Author and former Calgary-Centre Green Party nominee Chris Turner recently stopped by the Gauntlet to talk about his new book, The War on Science. We discussed why scientific research is being cut by Canada’s federal government, what impact that might have on the environment and the future role of oil in Canada’s economy.
The Gauntlet: In your book The War on Science, you’re quite critical of the federal government’s policy in terms of environmental regulation. Is that fair to say?
Chris Turner: What this government has done to science and basic data gathering generally is a pretty widespread assault. The war on science, as I describe it, is on three fronts.
The first one is actually reducing the government’s capacity to gather data. Certainly, environmental data, climate data, those sorts of thing have been the most prominently targeted. But not just that, this is also the government that abandoned the long-form census, that ignored best evidence on things like crime prevention and harm reduction in regards to its crime bill. So it’s certainly not just environmental science, but actually closing research labs and programs that were in the business of gathering basic data — the sort of raw material of science. They’ve also been severely cutting back the organizations that take that raw data, interpret it and give the government advice on what policy should be.
G: You would assume that the government would want solid information to build policy.
CT: In a sense it’s kind of a straightforward, somewhat crude logic, which is basically, ‘we have policy goals.’ One of the top policy goals is the expansion of the resource economy, not just oil and gas, but that’s the one that gets the most attention.

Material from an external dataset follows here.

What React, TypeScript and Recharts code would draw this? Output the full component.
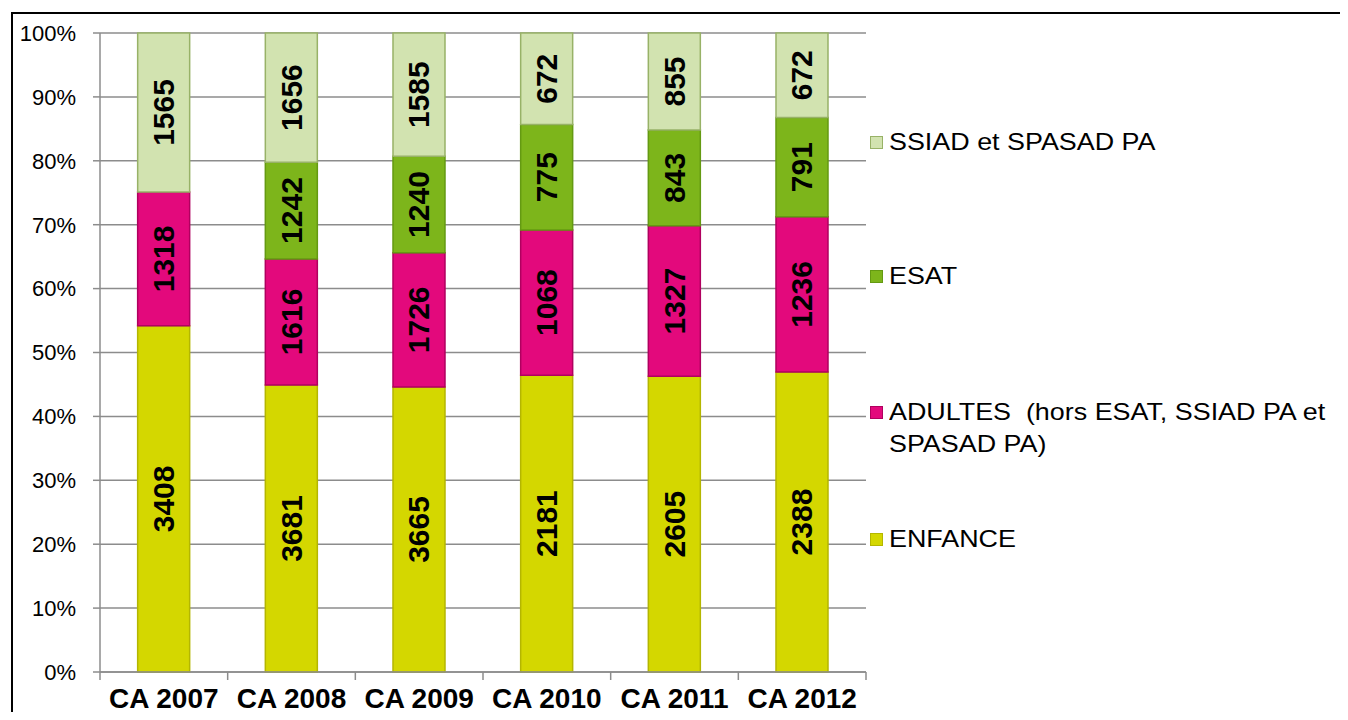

This is the government that said they want to be the friendliest jurisdiction on the planet to resource development. If you look at the history of how that’s gone, you have large scale industrial projects and extraction projects, environmental assessments and various government bodies that do studies. These are various pieces of government science that frequently come up with reasons why government policy needs to be changed. If you don’t like that sort of stuff — if your policy goal is simply to ignore all that — why not eliminate it at the source?
G: Do you think any of this has to do with an increase in people who deny the existence of climate change as a human caused phenomenon?
CT: The majority of Canadians accept the consensus reality on climate change: that it’s happening and we caused it. Stephen Harper himself, when he was still in a minority government, said that this is perhaps one of the most important challenges in our time — which is one of the few true things he’s ever said on the subject. So it’s not outright denial. It’s not that they don’t see the problem. It’s just that they don’t want to deal with it.
G: Can you elaborate on the role you see oil playing in the future of Canada’s economy?
CT: If you’re looking at the big picture, we know by mid-century or so — if we intend to mitigate against seriously catastrophic climate change — that we need to get to a point where something like 80 per cent of our current greenhouse gas emissions are gone. Between now and then, a lot of oil is going to get burned. Even by 2050, we’re probably looking at an economy where oil is still [playing] critical roles. It is a very valuable fuel source. It’s not accidental or crazy that we got as dependent on it as we did. It does certain things very, very well. But that doesn’t mean we can continue to do them without consequence.
Inevitably what I think is going to happen is that non-polluting alternatives, whether Canada likes it or not, are going to become more attractive, just as cost effective, and you’ll start to see that in the price of oil. But it’s going to be there. We currently produce two million barrels a day or so from the oil sands. That’s not going to go anywhere and it’s probably going to grow from there. But that doesn’t negate our need to be a part of the solution.